Researchers from Tufts University and the Wyss Institute at Harvard University have developed tiny biological robots, known as Anthrobots, capable of healing brain cells in a laboratory setting. These multicellular robots, ranging from hair-width to pencil-point size, were created using unaltered human tracheal cells. Unlike previous biobots called Xenobots, the Anthrobots were not individually sculpted from frog embryonic stem cells but rather grown organically from tracheal cells taken from adult donors.

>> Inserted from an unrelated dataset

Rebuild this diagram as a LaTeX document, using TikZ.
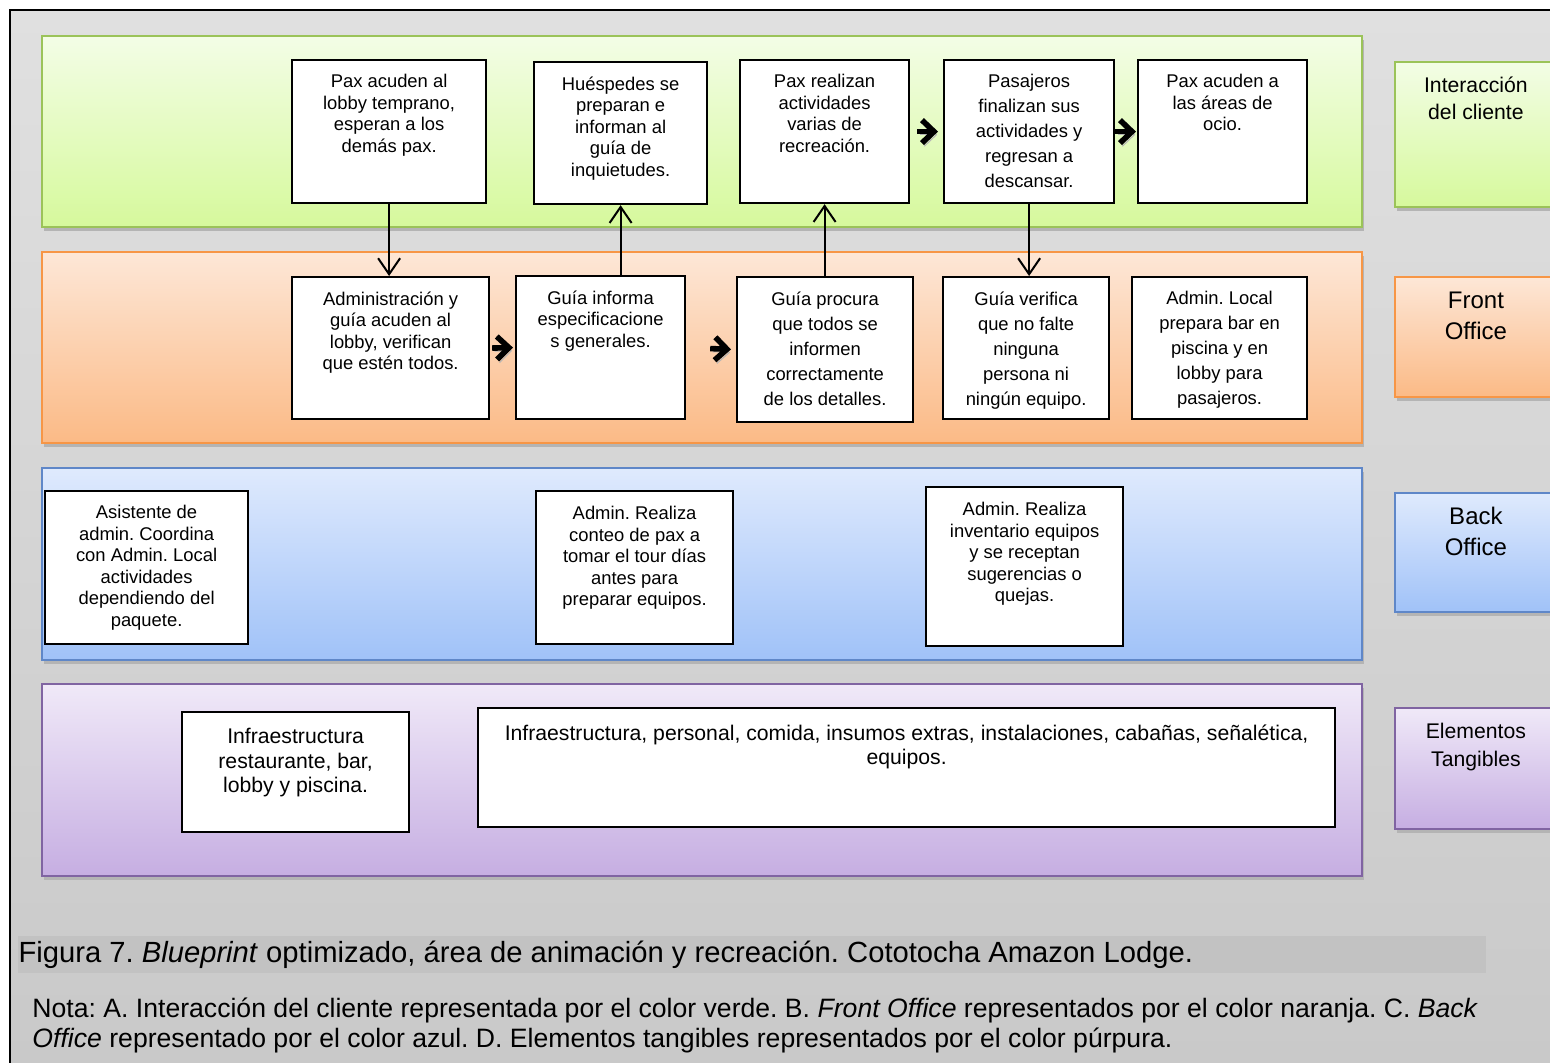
\documentclass[tikz,border=0pt]{standalone}
\usepackage{fontspec}
\setmainfont{Liberation Sans}
\usetikzlibrary{arrows.meta,positioning,shadows}
\frenchspacing

\definecolor{fondoA}{RGB}{224,224,224}
\definecolor{fondoB}{RGB}{201,201,201}
\definecolor{verdeA}{RGB}{243,253,230}
\definecolor{verdeB}{RGB}{214,249,156}
\definecolor{verdeL}{RGB}{155,195,89}
\definecolor{narA}{RGB}{253,231,215}
\definecolor{narB}{RGB}{251,186,134}
\definecolor{narL}{RGB}{247,150,70}
\definecolor{azulA}{RGB}{223,234,253}
\definecolor{azulB}{RGB}{160,194,248}
\definecolor{azulL}{RGB}{95,135,200}
\definecolor{purA}{RGB}{240,233,248}
\definecolor{purB}{RGB}{198,174,226}
\definecolor{purL}{RGB}{128,100,162}
\definecolor{sombra}{RGB}{180,180,180}
\definecolor{banda}{RGB}{194,194,194}

\begin{document}
\begin{tikzpicture}[x=0.5pt,y=-0.5pt,line width=.5pt,
  caja/.style={draw,line width=1.1pt,fill=white,anchor=north west,inner sep=0pt},
  txt/.style={anchor=north,align=center,inner sep=0pt,font=\fontsize{9.2}{10.75}\selectfont},
  txtl/.style={txt,font=\fontsize{9.2}{12.5}\selectfont},
  txtd/.style={txt,font=\fontsize{10.6}{12.25}\selectfont},
  flecha/.style={line width=1pt,-{Straight Barb[length=8pt,width=11pt]}},
  chev/.style={line width=2.8pt,-{Straight Barb[length=6pt,width=11.5pt]},
    preaction={draw=sombra,transform canvas={shift={(1.2pt,-1.6pt)}}}},
  carril/.style={line width=.9pt,drop shadow={shadow xshift=1pt,shadow yshift=-2pt,fill=sombra,opacity=1}},
  rotulo/.style={anchor=north west,inner sep=0pt,line width=.9pt,minimum width=81pt,
    drop shadow={shadow xshift=1pt,shadow yshift=-2pt,fill=sombra,opacity=1}}]
\useasboundingbox (0,0) rectangle (1550,1063);

% fondo y marco
\shade[top color=fondoA,bottom color=fondoB] (10,10) rectangle (1550,1063);
\draw[line width=1.1pt] (1550,10) -- (10,10) -- (10,1063);

% carriles
\shade[carril,top color=verdeA,bottom color=verdeB,draw=verdeL] (42,36) rectangle (1362,227);
\shade[carril,top color=narA,bottom color=narB,draw=narL] (42,252) rectangle (1362,443);
\shade[carril,top color=azulA,bottom color=azulB,draw=azulL] (42,468) rectangle (1362,660);
\shade[carril,top color=purA,bottom color=purB,draw=purL] (42,684) rectangle (1362,876);

% rotulos de los carriles
\node[rotulo,top color=verdeA,bottom color=verdeB,draw=verdeL,minimum height=72.5pt] (rint) at (1394,61) {};
\node[txt,font=\fontsize{10.6}{13.5}\selectfont,below=7.5pt of rint.north] (rintt) {Interacción\\del cliente};
\node[rotulo,top color=narA,bottom color=narB,draw=narL,minimum height=60pt] (rfront) at (1394,276) {};
\node[txt,font=\fontsize{12}{15.5}\selectfont,below=7.5pt of rfront.north] (rfrontt) {Front\\Office};
\node[rotulo,top color=azulA,bottom color=azulB,draw=azulL,minimum height=59.5pt] (rback) at (1394,492) {};
\node[txt,font=\fontsize{12}{15.5}\selectfont,below=7.5pt of rback.north] (rbackt) {Back\\Office};
\node[rotulo,top color=purA,bottom color=purB,draw=purL,minimum height=60.5pt] (rtang) at (1394,707) {};
\node[txt,font=\fontsize{10.6}{14}\selectfont,below=8pt of rtang.north] (rtangt) {Elementos\\Tangibles};

% interaccion del cliente
\node[caja,minimum width=97pt,minimum height=71.5pt] (a1) at (291,59) {};
\node[txt,below=7.5pt of a1.north] (a1t) {Pax acuden al\\lobby temprano,\\esperan a los\\demás pax.};
\node[caja,minimum width=86.5pt,minimum height=71pt] (a2) at (533,61) {};
\node[txt,below=7.5pt of a2.north] (a2t) {Huéspedes se\\preparan e\\informan al\\guía de\\inquietudes.};
\node[caja,minimum width=84.5pt,minimum height=71.5pt] (a3) at (739,59) {};
\node[txt,below=7.5pt of a3.north] (a3t) {Pax realizan\\actividades\\varias de\\recreación.};
\node[caja,minimum width=85pt,minimum height=71.5pt] (a4) at (943,59) {};
\node[txtl,below=7.5pt of a4.north] (a4t) {Pasajeros\\finalizan sus\\actividades y\\regresan a\\descansar.};
\node[caja,minimum width=84.5pt,minimum height=71.5pt] (a5) at (1137,59) {};
\node[txt,below=7.5pt of a5.north] (a5t) {Pax acuden a\\las áreas de\\ocio.};

% front office
\node[caja,minimum width=98.5pt,minimum height=71pt] (b1) at (291,276) {};
\node[txt,below=7.5pt of b1.north] (b1t) {Administración y\\guía acuden al\\lobby, verifican\\que estén todos.};
\node[caja,minimum width=84.5pt,minimum height=71.5pt] (b2) at (515,275) {};
\node[txt,below=7.5pt of b2.north] (b2t) {Guía informa\\especificacione\\s generales.};
\node[caja,minimum width=88pt,minimum height=72.5pt] (b3) at (736,276) {};
\node[txtl,below=7.5pt of b3.north] (b3t) {Guía procura\\que todos se\\informen\\correctamente\\de los detalles.};
\node[caja,minimum width=83pt,minimum height=71pt] (b4) at (942,276) {};
\node[txtl,below=7.5pt of b4.north] (b4t) {Guía verifica\\que no falte\\ninguna\\persona ni\\ningún equipo.};
\node[caja,minimum width=87.5pt,minimum height=71pt] (b5) at (1131,276) {};
\node[txtl,below=7.5pt of b5.north] (b5t) {Admin. Local\\prepara bar en\\piscina y en\\lobby para\\pasajeros.};

% back office
\node[caja,minimum width=101.5pt,minimum height=76.5pt] (c1) at (44,490) {};
\node[txt,below=7.5pt of c1.north] (c1t) {Asistente de\\admin. Coordina\\con Admin. Local\\actividades\\dependiendo del\\paquete.};
\node[caja,minimum width=98.5pt,minimum height=76.5pt] (c2) at (535,490) {};
\node[txt,below=8pt of c2.north] (c2t) {Admin. Realiza\\conteo de pax a\\tomar el tour días\\antes para\\preparar equipos.};
\node[caja,minimum width=98.5pt,minimum height=79.5pt] (c3) at (925,486) {};
\node[txt,below=8pt of c3.north] (c3t) {Admin. Realiza\\inventario equipos\\y se receptan\\sugerencias o\\quejas.};

% elementos tangibles
\node[caja,minimum width=113.5pt,minimum height=60pt] (d1) at (181,711) {};
\node[txtd,below=8.5pt of d1.north] (d1t) {Infraestructura\\restaurante, bar,\\lobby y piscina.};
\node[caja,minimum width=428.5pt,minimum height=59.5pt] (d2) at (477,707) {};
\node[txtd,below=8.5pt of d2.north] (d2t) {Infraestructura, personal, comida, insumos extras, instalaciones, cabañas, señalética,\\equipos.};

% conectores
\draw[flecha] (a1.south) -- (a1.south |- b1.north);
\draw[flecha] (a2.south |- b2.north) -- (a2.south);
\draw[flecha] (a3.south |- b3.north) -- (a3.south);
\draw[flecha] (a4.south) -- (a4.south |- b4.north);
\draw[chev,shorten <=3.5pt,shorten >=2.5pt] (a3.east) -- (a4.west);
\draw[chev,shorten >=0.5pt] (a4.east) -- (a5.west);
\draw[chev,shorten <=1pt,shorten >=1pt] (b1.east) -- (b2.west);
\draw[chev,shorten <=12pt,shorten >=2.5pt] (b2.east) -- (b3.west);

% pie de figura
\fill[banda] (18,936) rectangle (1486,973);
\node[anchor=west,inner sep=0pt,font=\fontsize{14.6}{17}\selectfont] (fig) at (18,955) {Figura 7. \textit{Blueprint} optimizado, área de animación y recreación. Cototocha Amazon Lodge.};
\node[anchor=north west,inner sep=0pt,align=left,font=\fontsize{13.3}{15}\selectfont] (nota) at (32,997) {Nota: A. Interacción del cliente representada por el color verde. B. \textit{Front Office} representados por el color naranja. C. \textit{Back}\\\textit{Office} representado por el color azul. D. Elementos tangibles representados por el color púrpura.};
\end{tikzpicture}
\end{document}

The Anthrobots demonstrated autonomous movement, with various subtypes exhibiting different structures and patterns of motion. The researchers harnessed their regenerative potential by placing a group of Anthrobots, referred to as a «superbot,» onto a 2D layer of human neurons that had been wounded. Mimicking swarm intelligence, the superbot formed a cluster of mainly «wigglers» and «circlers,» strategically positioned around the wound to facilitate repair. Within 72 hours, the native neuronal tissue regrew to close the gap at the sites where superbots were placed, resembling a «mechanical stitch.» The researchers envision potential applications in regenerative medicine, arterial plaque removal, and the identification of bacteria and cancer cells. The unexpected ability of unaltered tracheal cells to encourage neuron growth without DNA modification has opened avenues for further exploration into the healing mechanisms of these constructs.